Working Abroad a Big Help on the Hill
PhD, Conflict Analysis and Resolution, George Mason University
M.A, Conflict Transformation & Peacebuilding, Eastern Mennonite University
Capitol Hill staffers who have spent time working abroad say it is an invaluable experience.
Congressmen expect their staff to keep them up-to-date on the latest foreign-policy debates, and those who have worked overseas say that first-hand knowledge can be crucial.
Michael Shank, communications director and policy advisor for Rep. Mike Honda (D-Calif.), said: “Staffers have a great amount of responsibility for informing their bosses about international issues. When staffers can’t experience that on the ground, it limits their ability to inform the debate. The extent to which they can get into the country, the better their policy information is going to be.”
Shank, a doctoral candidate at George Mason University’s Institute for Conflict Analysis and Resolution, has worked in Malaysia, the Philippines, Indonesia, South Korea, Singapore, India, Pakistan, Lebanon, Jordan, Iran, Syria, Morocco, Spain and France, and has traveled on staff delegations to Venezuela and Cuba, recently paying his own way through Afghanistan.
Mainly working in conflict zones, Shank’s experience abroad led him to his current position on Capitol Hill.
“I came to Washington, having worked in the field and seen the impact of U.S. foreign policy, to work on systems-level change and structural change,” he said.
Other staffers echoed similar sentiments, arguing that seeing the impact of U.S. policy for themselves had left them better informed.
Ahmed Bhadelia, also employed in Honda’s office as director of online communications and a legislative correspondent, worked with small farmers in Chiapas, Mexico, on food security issues.
“More than anything, my work abroad gave me contextual understanding of the world around me,” Bhadelia said. “That is to say, how each and every action here in the United States can have unintended consequences on the lives of people in the farthest reaches of the world. I know that seems obvious, but to see it, experience it and work with it is a completely different animal.”
Especially with regards to Afghanistan and Iraq, direct knowledge of either country can help craft policy in Washington.
Steven Moore, chief of staff for Rep. Peter Roskam (R-Ill.), began working for the congressman after spending three and a half years overseas, including two separate trips to Iraq.

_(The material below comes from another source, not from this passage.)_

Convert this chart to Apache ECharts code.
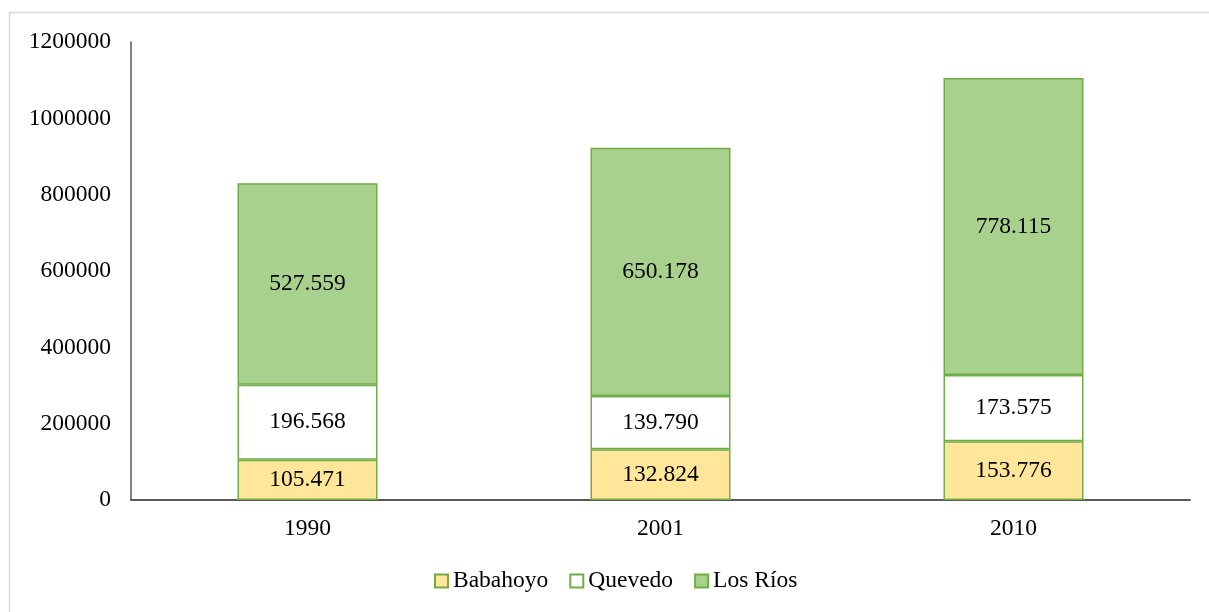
<!DOCTYPE html>
<html>
<head>
<meta charset="utf-8">
<script src="https://cdn.jsdelivr.net/npm/echarts@6/dist/echarts.min.js"></script>
<style>
  html, body { margin: 0; padding: 0; background: #fff; }
  #chart { width: 1209px; height: 612px; }
</style>
</head>
<body>
<div id="chart"></div>
<script>
  // datos
  const years = ['1990', '2001', '2010'];
  const babahoyo = [105471, 132824, 153776];
  const quevedo = [196568, 139790, 173575];
  const losRios = [527559, 650178, 778115];

  const font = '"Liberation Serif", "DejaVu Serif", serif';
  const green = '#70AD47';
  const fs = 23.5;

  // 105471 -> "105.471"
  function fmt(v) {
    return String(v).replace(/\B(?=(\d{3})+(?!\d))/g, '.');
  }

  function serie(name, data, color) {
    return {
      name: name,
      type: 'bar',
      stack: 'total',
      barWidth: 140,
      data: data,
      itemStyle: { color: color, borderColor: green, borderWidth: 1.5 },
      label: {
        show: true,
        position: 'inside',
        color: '#000',
        fontFamily: font,
        fontSize: fs,
        formatter: p => fmt(p.value)
      }
    };
  }

  let chart = echarts.init(document.getElementById('chart'));
  chart.setOption({
    backgroundColor: '#fff',
    animation: false,
    textStyle: { fontFamily: font },
    graphic: [{
      type: 'rect',
      shape: { x: 9.5, y: 12.5, width: 1230, height: 640 },
      style: { fill: 'none', stroke: '#d9d9d9', lineWidth: 1.5 },
      silent: true
    }],
    grid: { left: 131, right: 19, top: 42, bottom: 112 },
    legend: {
      bottom: 14,
      left: 429,
      itemWidth: 13,
      itemHeight: 13,
      itemGap: 21,
      icon: 'rect',
      itemStyle: { borderColor: green, borderWidth: 2 },
      textStyle: { fontFamily: font, fontSize: fs, color: '#000' },
      data: ['Babahoyo', 'Quevedo', 'Los Ríos']
    },
    xAxis: {
      type: 'category',
      data: years,
      axisLine: { lineStyle: { color: '#595959', width: 2 } },
      axisTick: { show: false },
      axisLabel: { color: '#000', fontFamily: font, fontSize: fs, margin: 17 }
    },
    yAxis: {
      type: 'value',
      min: 0,
      max: 1200000,
      interval: 200000,
      axisLine: { show: true, lineStyle: { color: '#595959', width: 1.5 } },
      axisTick: { show: false },
      splitLine: { show: false },
      axisLabel: {
        color: '#000', fontFamily: font, fontSize: fs, margin: 20,
        formatter: v => String(v)
      }
    },
    series: [
      serie('Babahoyo', babahoyo, '#FFE699'),
      serie('Quevedo', quevedo, '#FFFFFF'),
      serie('Los Ríos', losRios, '#A9D18E')
    ]
  });
</script>
</body>
</html>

Employed by the International Republican Institute, Moore spent his days with democratic activists in Iraq, helping to show them how democracy works and to build political parties. Despite the inherent dangers in his everyday experience, Moore would recommend international work to others looking to start a career on the Hill.
“Going abroad and working abroad broadens your experience — it gives you a depth of understanding about how the world works [that] you just don’t get in America; it’s a big world,” he said. “On Capitol Hill it’s easy to get myopic, and focus on what’s in front of you. People on Capitol Hill do better getting very, very smart on a small set of issues.”
Moore said there are a number of differences between his current job and his previous positions abroad.
“On my most stressful day on Capitol Hill no one’s trying to blow me up. Physically blow me up. [In Iraq] you’re always concerned about car bombs, being in the wrong place at the wrong time and automatic-weapon fire,” he said.
Despite the clear contrasts, staffers who have spent time in a different culture say it’s an experience that stays with them. Bhadelia said it continues to affect his job now.
“Even today, after having been with the Honda office nearly two years, I look at every piece of legislation I work with or every communications piece I release with this external lens,” he said.
He recommended international work to anyone searching for a job in the Capitol building.
“I don’t mean volunteer tourism; I mean the actual ‘down in the dirt, away from the comforts of home’ work. It will have a profound effect on all of your preconceived notions about life inside and outside the United States. It will make you think harder, look at things more critically and make you life-long friends,” he said.